Feral cats will behave differently to a lost pet and won’t come close, even with some encouragement. They are generally silent will not meow at you or make themselves too obvious. They will withdraw temporarily to bushes or any safe sheltered place when you put food/water out, and will only approach the offering when you are a safe distance away.
Feral cats do not attack you unless you are cornering them, and they are more likely to run from any advances you make in their direction.
They often have a hiding spot away from populated areas too.
What if the Cat in My Garden is Pregnant?
If you notice a feral cat in your garden who is pregnant, TNR is still possible in the early stages. Contact your local SPCA on how you can avail of TNR.
It is generally not an option for a rescue to take-in or kennel a feral cat until she has her litter, and this would be too stressful on the adult cat and could result in miscarriage or failure of the mother to care for her new-borns.
If possible, provide any care you can to the cat such as shelter or some food until she births the kittens. When the kittens are 6 weeks old, TNR can be carried out. Rehoming the kittens is also an option when they are ready to be separated from their mother—about 6 to 8 weeks old.

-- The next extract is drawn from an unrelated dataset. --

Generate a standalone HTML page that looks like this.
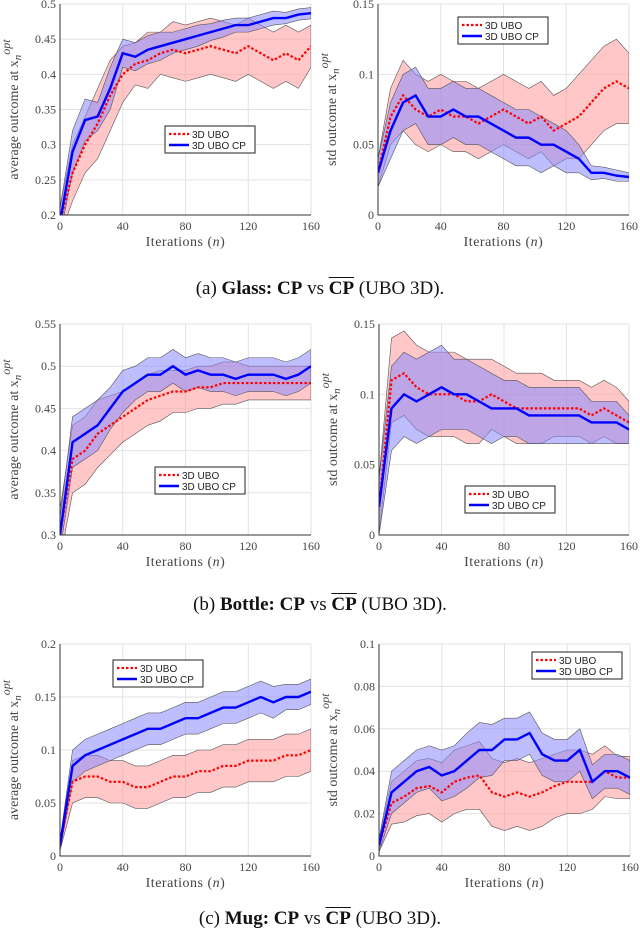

Can I Rehome a Feral Cat in My Garden?
Rehoming of feral cats is not the usual best practice, and TNR is the most welfare minded option in these circumstances. If rehoming is necessary due to safety issues or the threat of pest control (which can be the case at commercial premises) a relocation protocol is initiated by the rescue. This necessitates confinement of the cat/s in a shed or secure crated setup for 6 weeks to imprint the cats on the new location, and prevent them simply running away looking for their former territory.
The rescue will advise and assist to this end.
Dealing with Feral Cats
Cats have free roam under the law so if there are neighbourhood or community issues with regards to feral cats, then a community plan should be devised in a civil manner with all parties discussing the best practice options available to assist the cats and the community to a good solution. Fundraising within the community is also very helpful.
This should be done in association with an SPCA or local rescue who will provide the necessary printed material to explain the process of TNR and a cost/benefit analysis of same.